Dan Covey is a lighting designer and projections designer for the theater, working professionally since 1980.

He studied at West Virginia University from 1976 to 1980. After leaving WVU, he worked for Walt Disney Parks and Resorts, for a variety of theaters in Boston, and recently as a lighting designer and theater renovation advisor in Washington, D.C. He and scenic designer Tony Cisek worked together on more than 40 Washington productions. They also worked together on two Off-Broadway productions, Beyond Glory (2007), and columbinus (2006). Covey designed the lights at Ford's Theatre for their 2019 production of Twelve Angry Men. Regionally, Covey designed lights at Hangar Theatre in Ithaca, NY, with a production of 'Gem of the Ocean.' In Chicago, Covey designed the lights at The Goodman Theatre for their 2005 presentation of Beyond Glory.

== Awards and nominations==
Covey received a 2008 Drammy Award for Lighting Design for Portland Center Stage's new production of Sometimes a Great Notion. This production was featured in American Theatre magazine in September 2008.

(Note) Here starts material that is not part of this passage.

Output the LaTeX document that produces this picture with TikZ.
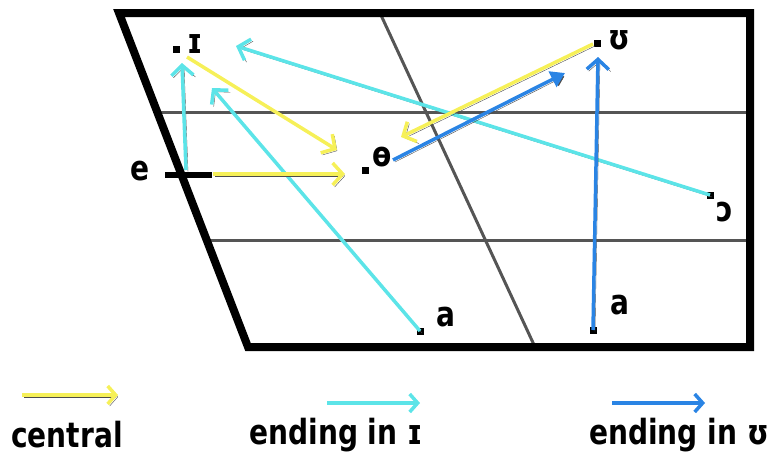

He also received the 2001 Helen Hayes Award for Outstanding Lighting Design for his work on The Tempest at the Folger Theatre.

He has been nominated thirteen other times for the Helen Hayes Award as follows:

- Dangerous Liaisons at Rep Stage (1999)
- Edmond at Source Theatre Company (2000)
- Leaving the Summer Land for Tribute Productions (2001)
- Macbeth at Folger Theatre (2002)
- Slaughter City for Theater Alliance at the H Street Playhouse (2004)
- The Return to Morality at Rep Stage (2004)
- Mary's Wedding for Theater Alliance at the H Street Playhouse (2005)
- Merlin and the Cave of Dreams at Imagination Stage (2005)
- Hannah & Martin at Theater J (2006)
- In the Heart of America at Rep Stage (2009)
- On the Verge, or The Geography of Yearning at Rep Stage (2011)
- Dontrell, Who Kissed the Sea for Theater Alliance at the Anacostia Playhouse (2016)
- The Glass Menagerie at Ford's Theatre (2017)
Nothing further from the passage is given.